§ YOUR OBJECTIVE
Do any lines in the data below contain "Output"? If so, copy every one of them.

§ Code that draws figures
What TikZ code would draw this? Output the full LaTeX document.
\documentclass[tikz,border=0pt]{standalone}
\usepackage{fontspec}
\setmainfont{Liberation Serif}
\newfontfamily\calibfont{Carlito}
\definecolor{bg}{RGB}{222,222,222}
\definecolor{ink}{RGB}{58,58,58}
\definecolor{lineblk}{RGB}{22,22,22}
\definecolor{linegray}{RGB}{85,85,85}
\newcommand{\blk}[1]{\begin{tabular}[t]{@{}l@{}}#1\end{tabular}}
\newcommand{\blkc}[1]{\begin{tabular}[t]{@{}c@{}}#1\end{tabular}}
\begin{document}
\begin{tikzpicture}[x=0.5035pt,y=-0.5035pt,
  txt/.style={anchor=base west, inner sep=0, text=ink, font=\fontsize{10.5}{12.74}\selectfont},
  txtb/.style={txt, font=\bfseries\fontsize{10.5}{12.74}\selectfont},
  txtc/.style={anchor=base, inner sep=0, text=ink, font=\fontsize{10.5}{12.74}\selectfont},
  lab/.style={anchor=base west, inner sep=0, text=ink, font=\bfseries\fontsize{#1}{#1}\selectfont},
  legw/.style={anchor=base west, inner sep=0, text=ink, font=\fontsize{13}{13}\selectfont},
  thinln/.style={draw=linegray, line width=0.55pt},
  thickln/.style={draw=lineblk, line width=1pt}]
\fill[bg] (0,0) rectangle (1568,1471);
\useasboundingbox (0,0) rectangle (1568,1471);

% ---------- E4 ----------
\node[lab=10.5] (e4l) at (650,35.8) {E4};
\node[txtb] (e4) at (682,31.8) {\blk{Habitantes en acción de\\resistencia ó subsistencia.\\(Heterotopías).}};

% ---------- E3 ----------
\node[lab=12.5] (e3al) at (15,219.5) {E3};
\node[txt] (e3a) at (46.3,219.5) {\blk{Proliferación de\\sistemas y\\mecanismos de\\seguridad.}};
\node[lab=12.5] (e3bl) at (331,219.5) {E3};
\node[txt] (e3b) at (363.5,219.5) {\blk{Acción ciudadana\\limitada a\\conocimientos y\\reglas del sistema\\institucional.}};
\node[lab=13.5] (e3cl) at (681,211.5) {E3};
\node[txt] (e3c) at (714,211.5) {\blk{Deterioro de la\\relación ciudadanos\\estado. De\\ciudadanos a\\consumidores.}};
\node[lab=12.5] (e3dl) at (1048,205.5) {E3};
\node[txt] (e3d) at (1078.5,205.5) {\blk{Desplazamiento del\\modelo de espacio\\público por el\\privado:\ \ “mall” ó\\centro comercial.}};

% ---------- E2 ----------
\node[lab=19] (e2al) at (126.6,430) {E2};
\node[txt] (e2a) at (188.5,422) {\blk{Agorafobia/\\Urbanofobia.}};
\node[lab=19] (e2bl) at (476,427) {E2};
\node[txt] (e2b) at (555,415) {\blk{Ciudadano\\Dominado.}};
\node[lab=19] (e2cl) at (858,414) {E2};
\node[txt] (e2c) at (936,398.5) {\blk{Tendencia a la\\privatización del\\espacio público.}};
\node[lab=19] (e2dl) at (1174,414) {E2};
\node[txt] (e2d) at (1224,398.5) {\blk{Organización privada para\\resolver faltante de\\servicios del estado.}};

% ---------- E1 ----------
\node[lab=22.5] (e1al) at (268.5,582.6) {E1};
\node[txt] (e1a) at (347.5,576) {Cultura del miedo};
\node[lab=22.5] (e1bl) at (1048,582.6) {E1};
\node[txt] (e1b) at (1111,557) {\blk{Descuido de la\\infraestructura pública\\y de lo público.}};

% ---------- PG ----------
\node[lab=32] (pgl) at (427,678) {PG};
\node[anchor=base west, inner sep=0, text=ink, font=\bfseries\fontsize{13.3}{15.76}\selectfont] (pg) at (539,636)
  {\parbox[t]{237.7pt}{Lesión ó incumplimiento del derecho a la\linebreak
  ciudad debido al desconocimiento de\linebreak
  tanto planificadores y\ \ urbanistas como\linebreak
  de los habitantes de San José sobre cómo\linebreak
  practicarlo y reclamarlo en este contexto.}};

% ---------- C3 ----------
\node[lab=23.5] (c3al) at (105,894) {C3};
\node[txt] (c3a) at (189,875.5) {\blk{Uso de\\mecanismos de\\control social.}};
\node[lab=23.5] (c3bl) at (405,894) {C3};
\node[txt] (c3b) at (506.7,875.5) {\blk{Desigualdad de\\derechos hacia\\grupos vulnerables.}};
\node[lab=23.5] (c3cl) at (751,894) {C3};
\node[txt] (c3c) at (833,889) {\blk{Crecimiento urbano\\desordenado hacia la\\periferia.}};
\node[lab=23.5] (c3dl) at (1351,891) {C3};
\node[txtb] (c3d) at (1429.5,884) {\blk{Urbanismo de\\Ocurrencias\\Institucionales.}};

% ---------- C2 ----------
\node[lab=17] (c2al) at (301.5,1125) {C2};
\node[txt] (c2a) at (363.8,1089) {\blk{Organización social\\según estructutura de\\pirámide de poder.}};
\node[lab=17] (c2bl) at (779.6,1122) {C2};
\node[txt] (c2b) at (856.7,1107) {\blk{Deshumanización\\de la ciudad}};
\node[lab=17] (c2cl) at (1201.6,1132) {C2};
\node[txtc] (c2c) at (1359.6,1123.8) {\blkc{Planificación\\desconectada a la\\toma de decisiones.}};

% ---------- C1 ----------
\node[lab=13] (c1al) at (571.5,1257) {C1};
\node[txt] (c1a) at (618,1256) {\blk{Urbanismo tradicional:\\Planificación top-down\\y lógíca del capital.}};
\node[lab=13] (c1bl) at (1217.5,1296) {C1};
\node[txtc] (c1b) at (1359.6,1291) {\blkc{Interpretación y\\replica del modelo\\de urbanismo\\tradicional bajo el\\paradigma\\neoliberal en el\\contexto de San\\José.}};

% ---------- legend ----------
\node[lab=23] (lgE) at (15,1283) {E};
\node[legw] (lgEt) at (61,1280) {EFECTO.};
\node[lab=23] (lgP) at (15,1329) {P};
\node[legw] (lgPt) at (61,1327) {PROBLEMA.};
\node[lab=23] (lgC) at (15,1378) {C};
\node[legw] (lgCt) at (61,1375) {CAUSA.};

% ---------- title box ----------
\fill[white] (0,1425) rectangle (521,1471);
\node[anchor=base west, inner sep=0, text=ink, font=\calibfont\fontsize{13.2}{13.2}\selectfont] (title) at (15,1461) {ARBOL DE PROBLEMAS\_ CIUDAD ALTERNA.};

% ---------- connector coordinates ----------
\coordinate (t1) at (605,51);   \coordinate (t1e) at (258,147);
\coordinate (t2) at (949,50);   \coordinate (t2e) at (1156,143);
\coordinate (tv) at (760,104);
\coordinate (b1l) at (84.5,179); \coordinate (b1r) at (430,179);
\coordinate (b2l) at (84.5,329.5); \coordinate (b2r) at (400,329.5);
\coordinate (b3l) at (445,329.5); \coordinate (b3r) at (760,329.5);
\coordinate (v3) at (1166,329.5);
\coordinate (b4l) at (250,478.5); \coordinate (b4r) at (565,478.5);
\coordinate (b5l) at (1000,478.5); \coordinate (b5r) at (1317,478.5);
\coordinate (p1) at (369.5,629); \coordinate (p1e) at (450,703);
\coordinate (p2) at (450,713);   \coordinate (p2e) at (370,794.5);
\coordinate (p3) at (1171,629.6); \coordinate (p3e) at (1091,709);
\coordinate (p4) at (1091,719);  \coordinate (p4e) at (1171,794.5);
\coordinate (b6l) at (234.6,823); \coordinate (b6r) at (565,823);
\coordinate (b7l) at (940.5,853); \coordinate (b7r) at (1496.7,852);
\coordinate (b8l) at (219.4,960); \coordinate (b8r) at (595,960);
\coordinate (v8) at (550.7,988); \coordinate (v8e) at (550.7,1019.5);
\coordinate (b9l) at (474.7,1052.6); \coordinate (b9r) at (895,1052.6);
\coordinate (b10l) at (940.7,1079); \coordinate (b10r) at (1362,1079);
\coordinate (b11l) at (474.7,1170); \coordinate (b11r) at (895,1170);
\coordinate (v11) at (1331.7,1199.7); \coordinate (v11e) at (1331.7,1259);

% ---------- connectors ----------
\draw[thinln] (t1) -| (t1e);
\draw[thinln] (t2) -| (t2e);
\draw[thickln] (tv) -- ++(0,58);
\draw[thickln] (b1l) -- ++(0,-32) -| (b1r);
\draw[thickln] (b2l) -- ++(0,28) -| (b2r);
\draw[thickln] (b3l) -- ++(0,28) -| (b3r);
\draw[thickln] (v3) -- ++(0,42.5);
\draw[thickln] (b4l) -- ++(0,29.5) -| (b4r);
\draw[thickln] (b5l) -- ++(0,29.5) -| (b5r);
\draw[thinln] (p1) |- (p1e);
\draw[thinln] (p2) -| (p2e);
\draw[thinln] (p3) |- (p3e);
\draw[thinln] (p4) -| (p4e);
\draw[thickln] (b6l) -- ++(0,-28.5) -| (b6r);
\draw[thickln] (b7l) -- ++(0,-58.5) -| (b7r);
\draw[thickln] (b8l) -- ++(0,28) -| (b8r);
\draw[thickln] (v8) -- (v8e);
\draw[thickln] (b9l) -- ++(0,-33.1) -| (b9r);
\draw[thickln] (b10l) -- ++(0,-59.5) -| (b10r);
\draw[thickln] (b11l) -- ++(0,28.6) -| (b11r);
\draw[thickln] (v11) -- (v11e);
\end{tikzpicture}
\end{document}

* * *

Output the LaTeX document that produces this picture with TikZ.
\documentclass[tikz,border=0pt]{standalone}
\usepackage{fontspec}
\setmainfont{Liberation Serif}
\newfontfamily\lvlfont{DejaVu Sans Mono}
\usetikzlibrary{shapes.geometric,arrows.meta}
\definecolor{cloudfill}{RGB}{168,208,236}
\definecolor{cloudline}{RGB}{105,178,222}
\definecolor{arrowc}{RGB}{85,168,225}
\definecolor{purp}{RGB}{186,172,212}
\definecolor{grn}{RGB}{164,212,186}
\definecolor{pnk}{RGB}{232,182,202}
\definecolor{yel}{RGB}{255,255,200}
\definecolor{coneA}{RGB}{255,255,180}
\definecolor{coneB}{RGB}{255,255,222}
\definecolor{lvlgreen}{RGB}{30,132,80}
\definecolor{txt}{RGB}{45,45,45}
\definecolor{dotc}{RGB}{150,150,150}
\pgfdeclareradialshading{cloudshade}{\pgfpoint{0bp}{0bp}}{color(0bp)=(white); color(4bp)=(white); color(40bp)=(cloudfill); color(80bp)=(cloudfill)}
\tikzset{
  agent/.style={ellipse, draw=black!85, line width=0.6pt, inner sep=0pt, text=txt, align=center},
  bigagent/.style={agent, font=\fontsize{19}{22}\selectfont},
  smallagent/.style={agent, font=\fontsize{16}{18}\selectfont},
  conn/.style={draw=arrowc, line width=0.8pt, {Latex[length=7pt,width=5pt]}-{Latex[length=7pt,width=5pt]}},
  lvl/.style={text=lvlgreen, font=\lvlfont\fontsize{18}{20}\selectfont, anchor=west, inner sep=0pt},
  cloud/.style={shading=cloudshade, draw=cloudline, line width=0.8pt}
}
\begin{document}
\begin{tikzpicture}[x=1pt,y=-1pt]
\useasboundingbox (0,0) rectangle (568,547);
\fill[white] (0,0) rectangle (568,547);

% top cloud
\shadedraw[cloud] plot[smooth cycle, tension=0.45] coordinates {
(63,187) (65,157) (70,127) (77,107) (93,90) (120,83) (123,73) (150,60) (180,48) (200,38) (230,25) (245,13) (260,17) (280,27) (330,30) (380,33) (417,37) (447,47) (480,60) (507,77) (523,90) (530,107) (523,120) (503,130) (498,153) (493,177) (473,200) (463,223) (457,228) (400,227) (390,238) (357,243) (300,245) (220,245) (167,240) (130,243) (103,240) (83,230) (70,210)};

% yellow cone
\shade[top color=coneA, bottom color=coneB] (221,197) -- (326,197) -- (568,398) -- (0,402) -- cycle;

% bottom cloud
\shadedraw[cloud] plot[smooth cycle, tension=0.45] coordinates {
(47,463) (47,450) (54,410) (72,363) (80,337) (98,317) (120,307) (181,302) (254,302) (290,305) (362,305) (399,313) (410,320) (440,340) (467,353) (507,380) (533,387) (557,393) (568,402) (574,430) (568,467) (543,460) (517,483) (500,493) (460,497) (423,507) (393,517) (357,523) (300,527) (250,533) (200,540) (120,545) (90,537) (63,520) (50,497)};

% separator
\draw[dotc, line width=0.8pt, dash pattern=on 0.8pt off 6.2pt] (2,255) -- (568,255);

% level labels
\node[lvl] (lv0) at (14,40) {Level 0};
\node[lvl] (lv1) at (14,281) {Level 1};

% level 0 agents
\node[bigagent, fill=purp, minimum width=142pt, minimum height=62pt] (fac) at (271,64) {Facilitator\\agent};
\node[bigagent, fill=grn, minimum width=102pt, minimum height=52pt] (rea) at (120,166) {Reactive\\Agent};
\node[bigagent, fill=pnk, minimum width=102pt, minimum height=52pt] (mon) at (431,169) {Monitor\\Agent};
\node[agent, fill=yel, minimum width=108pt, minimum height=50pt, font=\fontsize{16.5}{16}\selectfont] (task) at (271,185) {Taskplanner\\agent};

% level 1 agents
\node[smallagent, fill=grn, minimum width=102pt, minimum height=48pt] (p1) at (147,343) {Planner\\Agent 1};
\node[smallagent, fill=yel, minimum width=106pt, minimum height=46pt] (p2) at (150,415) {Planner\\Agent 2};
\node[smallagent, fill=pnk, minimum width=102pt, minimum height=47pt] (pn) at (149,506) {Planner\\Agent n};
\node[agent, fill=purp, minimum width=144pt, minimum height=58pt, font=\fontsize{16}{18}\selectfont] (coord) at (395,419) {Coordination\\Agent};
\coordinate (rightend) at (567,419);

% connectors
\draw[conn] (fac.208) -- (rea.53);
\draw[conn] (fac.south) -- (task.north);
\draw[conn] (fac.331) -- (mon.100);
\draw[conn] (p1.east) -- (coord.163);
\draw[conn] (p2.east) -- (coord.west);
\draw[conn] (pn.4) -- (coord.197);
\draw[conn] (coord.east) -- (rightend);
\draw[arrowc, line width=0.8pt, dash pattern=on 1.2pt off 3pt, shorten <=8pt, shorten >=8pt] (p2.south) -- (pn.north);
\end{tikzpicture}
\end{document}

§ RESULT OF THIS EXERCISE
What TikZ code would draw this? Output the full LaTeX document.
Output the LaTeX document that produces this picture with TikZ.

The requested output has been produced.